┌─ Recorded data

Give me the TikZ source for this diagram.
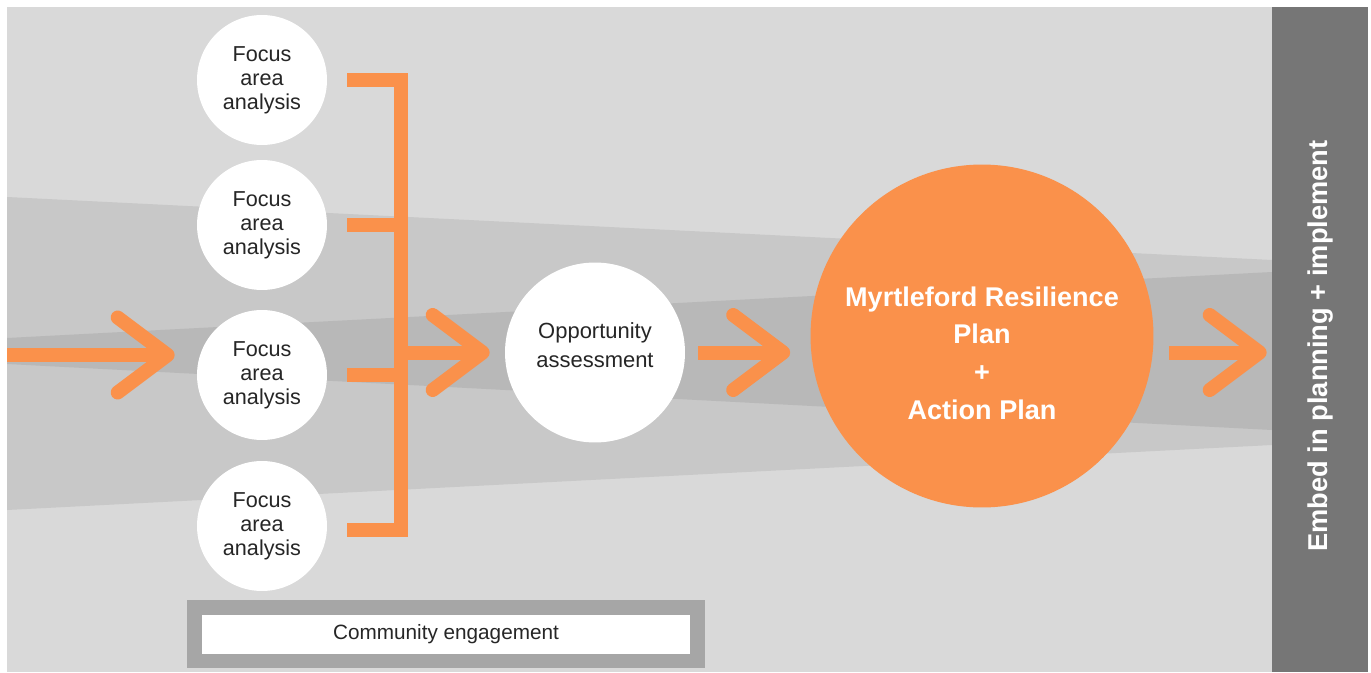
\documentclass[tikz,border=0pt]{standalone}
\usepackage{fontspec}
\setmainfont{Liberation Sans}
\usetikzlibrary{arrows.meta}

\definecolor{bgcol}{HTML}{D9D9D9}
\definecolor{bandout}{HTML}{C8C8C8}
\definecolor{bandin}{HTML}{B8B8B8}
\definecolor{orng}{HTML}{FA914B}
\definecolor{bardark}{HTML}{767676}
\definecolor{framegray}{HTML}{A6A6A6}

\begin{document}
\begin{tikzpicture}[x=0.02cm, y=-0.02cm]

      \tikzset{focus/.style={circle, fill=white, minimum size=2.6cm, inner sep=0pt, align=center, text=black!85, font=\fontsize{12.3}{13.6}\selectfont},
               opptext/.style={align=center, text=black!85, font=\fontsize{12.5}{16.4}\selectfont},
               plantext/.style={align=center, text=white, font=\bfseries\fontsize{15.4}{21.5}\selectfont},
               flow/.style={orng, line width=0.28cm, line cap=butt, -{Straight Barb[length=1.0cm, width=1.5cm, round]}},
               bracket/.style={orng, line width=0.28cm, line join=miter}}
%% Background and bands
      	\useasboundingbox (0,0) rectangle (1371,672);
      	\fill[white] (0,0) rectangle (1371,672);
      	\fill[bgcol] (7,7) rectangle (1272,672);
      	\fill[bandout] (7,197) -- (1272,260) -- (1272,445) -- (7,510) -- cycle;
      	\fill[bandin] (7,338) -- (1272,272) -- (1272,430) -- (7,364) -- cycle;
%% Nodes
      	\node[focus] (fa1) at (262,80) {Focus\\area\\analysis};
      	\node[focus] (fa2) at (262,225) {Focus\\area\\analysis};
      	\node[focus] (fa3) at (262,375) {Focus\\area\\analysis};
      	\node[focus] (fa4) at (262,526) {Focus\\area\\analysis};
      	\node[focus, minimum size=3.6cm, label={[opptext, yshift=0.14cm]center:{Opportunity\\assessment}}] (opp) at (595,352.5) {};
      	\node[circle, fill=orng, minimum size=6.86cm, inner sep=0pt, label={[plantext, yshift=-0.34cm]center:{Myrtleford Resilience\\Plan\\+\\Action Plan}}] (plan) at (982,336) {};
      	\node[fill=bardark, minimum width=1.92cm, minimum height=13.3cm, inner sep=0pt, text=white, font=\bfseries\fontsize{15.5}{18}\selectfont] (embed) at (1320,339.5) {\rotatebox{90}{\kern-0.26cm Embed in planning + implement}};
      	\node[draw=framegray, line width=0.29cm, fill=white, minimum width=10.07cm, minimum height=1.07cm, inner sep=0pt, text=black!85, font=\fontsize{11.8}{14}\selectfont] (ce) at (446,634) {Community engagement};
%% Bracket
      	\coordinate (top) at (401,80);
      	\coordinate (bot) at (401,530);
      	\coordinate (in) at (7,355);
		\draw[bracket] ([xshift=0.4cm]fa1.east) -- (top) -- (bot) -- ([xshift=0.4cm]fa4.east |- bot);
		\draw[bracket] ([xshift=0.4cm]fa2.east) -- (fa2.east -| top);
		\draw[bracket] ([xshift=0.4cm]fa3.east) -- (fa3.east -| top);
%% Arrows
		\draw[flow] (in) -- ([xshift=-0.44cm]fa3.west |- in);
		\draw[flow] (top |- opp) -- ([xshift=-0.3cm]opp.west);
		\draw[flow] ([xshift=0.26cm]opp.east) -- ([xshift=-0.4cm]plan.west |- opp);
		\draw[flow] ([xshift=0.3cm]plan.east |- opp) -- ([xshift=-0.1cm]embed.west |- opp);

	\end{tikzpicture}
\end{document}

└─

◆ **Task**
Repeat the material exactly as it reads, without any of its pictures.

◆ **Task output**
Give me the TikZ source for this diagram.
\documentclass[tikz,border=0pt]{standalone}
\usepackage{fontspec}
\setmainfont{Liberation Sans}
\usetikzlibrary{arrows.meta}

\definecolor{bgcol}{HTML}{D9D9D9}
\definecolor{bandout}{HTML}{C8C8C8}
\definecolor{bandin}{HTML}{B8B8B8}
\definecolor{orng}{HTML}{FA914B}
\definecolor{bardark}{HTML}{767676}
\definecolor{framegray}{HTML}{A6A6A6}

\begin{document}
\begin{tikzpicture}[x=0.02cm, y=-0.02cm]

      \tikzset{focus/.style={circle, fill=white, minimum size=2.6cm, inner sep=0pt, align=center, text=black!85, font=\fontsize{12.3}{13.6}\selectfont},
               opptext/.style={align=center, text=black!85, font=\fontsize{12.5}{16.4}\selectfont},
               plantext/.style={align=center, text=white, font=\bfseries\fontsize{15.4}{21.5}\selectfont},
               flow/.style={orng, line width=0.28cm, line cap=butt, -{Straight Barb[length=1.0cm, width=1.5cm, round]}},
               bracket/.style={orng, line width=0.28cm, line join=miter}}
%% Background and bands
      	\useasboundingbox (0,0) rectangle (1371,672);
      	\fill[white] (0,0) rectangle (1371,672);
      	\fill[bgcol] (7,7) rectangle (1272,672);
      	\fill[bandout] (7,197) -- (1272,260) -- (1272,445) -- (7,510) -- cycle;
      	\fill[bandin] (7,338) -- (1272,272) -- (1272,430) -- (7,364) -- cycle;
%% Nodes
      	\node[focus] (fa1) at (262,80) {Focus\\area\\analysis};
      	\node[focus] (fa2) at (262,225) {Focus\\area\\analysis};
      	\node[focus] (fa3) at (262,375) {Focus\\area\\analysis};
      	\node[focus] (fa4) at (262,526) {Focus\\area\\analysis};
      	\node[focus, minimum size=3.6cm, label={[opptext, yshift=0.14cm]center:{Opportunity\\assessment}}] (opp) at (595,352.5) {};
      	\node[circle, fill=orng, minimum size=6.86cm, inner sep=0pt, label={[plantext, yshift=-0.34cm]center:{Myrtleford Resilience\\Plan\\+\\Action Plan}}] (plan) at (982,336) {};
      	\node[fill=bardark, minimum width=1.92cm, minimum height=13.3cm, inner sep=0pt, text=white, font=\bfseries\fontsize{15.5}{18}\selectfont] (embed) at (1320,339.5) {\rotatebox{90}{\kern-0.26cm Embed in planning + implement}};
      	\node[draw=framegray, line width=0.29cm, fill=white, minimum width=10.07cm, minimum height=1.07cm, inner sep=0pt, text=black!85, font=\fontsize{11.8}{14}\selectfont] (ce) at (446,634) {Community engagement};
%% Bracket
      	\coordinate (top) at (401,80);
      	\coordinate (bot) at (401,530);
      	\coordinate (in) at (7,355);
		\draw[bracket] ([xshift=0.4cm]fa1.east) -- (top) -- (bot) -- ([xshift=0.4cm]fa4.east |- bot);
		\draw[bracket] ([xshift=0.4cm]fa2.east) -- (fa2.east -| top);
		\draw[bracket] ([xshift=0.4cm]fa3.east) -- (fa3.east -| top);
%% Arrows
		\draw[flow] (in) -- ([xshift=-0.44cm]fa3.west |- in);
		\draw[flow] (top |- opp) -- ([xshift=-0.3cm]opp.west);
		\draw[flow] ([xshift=0.26cm]opp.east) -- ([xshift=-0.4cm]plan.west |- opp);
		\draw[flow] ([xshift=0.3cm]plan.east |- opp) -- ([xshift=-0.1cm]embed.west |- opp);

	\end{tikzpicture}
\end{document}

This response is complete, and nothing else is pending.